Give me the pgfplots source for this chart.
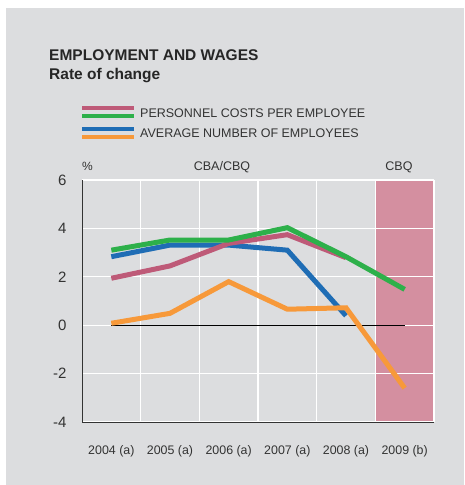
\documentclass[border=0pt]{standalone}
\usepackage{pgfplots}
\pgfplotsset{compat=1.18}
\usepackage{fontspec}
\setmainfont{Liberation Sans}

\definecolor{bgc}{HTML}{DCDDDF}
\definecolor{txt}{HTML}{333333}
\definecolor{pinkc}{HTML}{BE5A78}
\definecolor{greenc}{HTML}{2DB04A}
\definecolor{bluec}{HTML}{1F6DB5}
\definecolor{orangec}{HTML}{F7993A}
\definecolor{pinkfill}{HTML}{D48FA0}

\pgfdeclarelayer{panel}
\pgfplotsset{
    layers/withpanel/.define layer set={
        panel,axis background,axis grid,axis ticks,axis lines,
        axis tick labels,pre main,main,axis descriptions,axis foreground
    }{},
}

\begin{document}
\begin{tikzpicture}[x=1pt,y=1pt]
\begin{axis}[
    set layers=withpanel,
    at={(82pt,63pt)}, anchor=south west,
    scale only axis,
    width=352pt, height=242pt,
    xmin=0, xmax=6, ymin=-4, ymax=6,
    axis x line*=bottom, axis y line*=left,
    axis line style={txt, line width=0.8pt, -},
    xtick={0.5,1.5,2.5,3.5,4.5,5.5},
    xticklabels={2004 (a),2005 (a),2006 (a),2007 (a),2008 (a),2009 (b)},
    minor xtick={1,2,3,4,5,6},
    xminorgrids=true, xmajorgrids=false,
    ytick={-4,-2,0,2,4,6},
    ymajorgrids=true,
    grid style={white, line width=1.2pt},
    minor grid style={white, line width=1.2pt},
    major tick length=0pt, minor tick length=0pt,
    /pgf/number format/assume math mode=true,
    xticklabel style={font=\fontsize{12.4}{14}\selectfont, text=txt, yshift=-20pt},
    yticklabel style={font=\fontsize{15}{17}\selectfont, text=txt, xshift=-12pt},
    clip=false,
]
% CBQ shaded period
\addplot[draw=none, fill=pinkfill, on layer=axis background]
    coordinates {(5,-4) (5,6) (6,6) (6,-4)} -- cycle;
% zero line
\addplot[black, line width=0.6pt] coordinates {(0.5,0) (5.5,0)};
% average number of employees (CBA)
\addplot[bluec, line width=5pt] coordinates {
    (0.5,2.83) (1.5,3.31) (2.5,3.31) (3.5,3.10) (4.5,0.39)};
% personnel costs per employee (CBA)
\addplot[pinkc, line width=5pt] coordinates {
    (0.5,1.94) (1.5,2.45) (2.5,3.38) (3.5,3.74) (4.5,2.79)};
% personnel costs per employee (CBQ)
\addplot[greenc, line width=5pt] coordinates {
    (0.5,3.10) (1.5,3.52) (2.5,3.52) (3.5,4.03) (4.5,2.83) (5.5,1.48)};
% average number of employees (CBQ)
\addplot[orangec, line width=5pt] coordinates {
    (0.5,0.08) (1.5,0.49) (2.5,1.80) (3.5,0.66) (4.5,0.72) (5.5,-2.60)};
\end{axis}

% page and grey panel, behind everything
\begin{pgfonlayer}{panel}
\fill[white] (0,0) rectangle (464,485);
\fill[bgc] (6,0) rectangle (464,477);
\end{pgfonlayer}

% titles
\node[anchor=base west, inner sep=0, text=black!85,
      font=\fontsize{15.5}{18}\selectfont\bfseries] at (49,424) {EMPLOYMENT AND WAGES};
\node[anchor=base west, inner sep=0, text=black!85,
      font=\fontsize{15.5}{18}\selectfont\bfseries] at (49,405) {Rate of change};

% legend
\draw[pinkc, line width=3.7pt] (82,377) -- (134,377);
\draw[greenc, line width=3.7pt] (82,368.7) -- (134,368.7);
\draw[bluec, line width=3.7pt] (82,356) -- (134,356);
\draw[orangec, line width=3.7pt] (82,348) -- (134,348);
\node[anchor=base west, inner sep=0, text=txt, font=\fontsize{12.5}{14}\selectfont]
    at (140,367.7) {PERSONNEL COSTS PER EMPLOYEE};
\node[anchor=base west, inner sep=0, text=txt, font=\fontsize{12.5}{14}\selectfont]
    at (140,347) {AVERAGE NUMBER OF EMPLOYEES};

% labels above the plot
\node[anchor=base west, inner sep=0, text=txt, font=\fontsize{12}{14}\selectfont]
    at (82,314) {\%};
\node[anchor=base, inner sep=0, text=txt, font=\fontsize{12.5}{14}\selectfont]
    at (222,314) {CBA/CBQ};
\node[anchor=base, inner sep=0, text=txt, font=\fontsize{12.5}{14}\selectfont]
    at (399,314) {CBQ};
\end{tikzpicture}
\end{document}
========================
Reproduce all of the material exactly, apart from the pictures.

Task solution -
Give me the pgfplots source for this chart.
\documentclass[border=0pt]{standalone}
\usepackage{pgfplots}
\pgfplotsset{compat=1.18}
\usepackage{fontspec}
\setmainfont{Liberation Sans}

\definecolor{bgc}{HTML}{DCDDDF}
\definecolor{txt}{HTML}{333333}
\definecolor{pinkc}{HTML}{BE5A78}
\definecolor{greenc}{HTML}{2DB04A}
\definecolor{bluec}{HTML}{1F6DB5}
\definecolor{orangec}{HTML}{F7993A}
\definecolor{pinkfill}{HTML}{D48FA0}

\pgfdeclarelayer{panel}
\pgfplotsset{
    layers/withpanel/.define layer set={
        panel,axis background,axis grid,axis ticks,axis lines,
        axis tick labels,pre main,main,axis descriptions,axis foreground
    }{},
}

\begin{document}
\begin{tikzpicture}[x=1pt,y=1pt]
\begin{axis}[
    set layers=withpanel,
    at={(82pt,63pt)}, anchor=south west,
    scale only axis,
    width=352pt, height=242pt,
    xmin=0, xmax=6, ymin=-4, ymax=6,
    axis x line*=bottom, axis y line*=left,
    axis line style={txt, line width=0.8pt, -},
    xtick={0.5,1.5,2.5,3.5,4.5,5.5},
    xticklabels={2004 (a),2005 (a),2006 (a),2007 (a),2008 (a),2009 (b)},
    minor xtick={1,2,3,4,5,6},
    xminorgrids=true, xmajorgrids=false,
    ytick={-4,-2,0,2,4,6},
    ymajorgrids=true,
    grid style={white, line width=1.2pt},
    minor grid style={white, line width=1.2pt},
    major tick length=0pt, minor tick length=0pt,
    /pgf/number format/assume math mode=true,
    xticklabel style={font=\fontsize{12.4}{14}\selectfont, text=txt, yshift=-20pt},
    yticklabel style={font=\fontsize{15}{17}\selectfont, text=txt, xshift=-12pt},
    clip=false,
]
% CBQ shaded period
\addplot[draw=none, fill=pinkfill, on layer=axis background]
    coordinates {(5,-4) (5,6) (6,6) (6,-4)} -- cycle;
% zero line
\addplot[black, line width=0.6pt] coordinates {(0.5,0) (5.5,0)};
% average number of employees (CBA)
\addplot[bluec, line width=5pt] coordinates {
    (0.5,2.83) (1.5,3.31) (2.5,3.31) (3.5,3.10) (4.5,0.39)};
% personnel costs per employee (CBA)
\addplot[pinkc, line width=5pt] coordinates {
    (0.5,1.94) (1.5,2.45) (2.5,3.38) (3.5,3.74) (4.5,2.79)};
% personnel costs per employee (CBQ)
\addplot[greenc, line width=5pt] coordinates {
    (0.5,3.10) (1.5,3.52) (2.5,3.52) (3.5,4.03) (4.5,2.83) (5.5,1.48)};
% average number of employees (CBQ)
\addplot[orangec, line width=5pt] coordinates {
    (0.5,0.08) (1.5,0.49) (2.5,1.80) (3.5,0.66) (4.5,0.72) (5.5,-2.60)};
\end{axis}

% page and grey panel, behind everything
\begin{pgfonlayer}{panel}
\fill[white] (0,0) rectangle (464,485);
\fill[bgc] (6,0) rectangle (464,477);
\end{pgfonlayer}

% titles
\node[anchor=base west, inner sep=0, text=black!85,
      font=\fontsize{15.5}{18}\selectfont\bfseries] at (49,424) {EMPLOYMENT AND WAGES};
\node[anchor=base west, inner sep=0, text=black!85,
      font=\fontsize{15.5}{18}\selectfont\bfseries] at (49,405) {Rate of change};

% legend
\draw[pinkc, line width=3.7pt] (82,377) -- (134,377);
\draw[greenc, line width=3.7pt] (82,368.7) -- (134,368.7);
\draw[bluec, line width=3.7pt] (82,356) -- (134,356);
\draw[orangec, line width=3.7pt] (82,348) -- (134,348);
\node[anchor=base west, inner sep=0, text=txt, font=\fontsize{12.5}{14}\selectfont]
    at (140,367.7) {PERSONNEL COSTS PER EMPLOYEE};
\node[anchor=base west, inner sep=0, text=txt, font=\fontsize{12.5}{14}\selectfont]
    at (140,347) {AVERAGE NUMBER OF EMPLOYEES};

% labels above the plot
\node[anchor=base west, inner sep=0, text=txt, font=\fontsize{12}{14}\selectfont]
    at (82,314) {\%};
\node[anchor=base, inner sep=0, text=txt, font=\fontsize{12.5}{14}\selectfont]
    at (222,314) {CBA/CBQ};
\node[anchor=base, inner sep=0, text=txt, font=\fontsize{12.5}{14}\selectfont]
    at (399,314) {CBQ};
\end{tikzpicture}
\end{document}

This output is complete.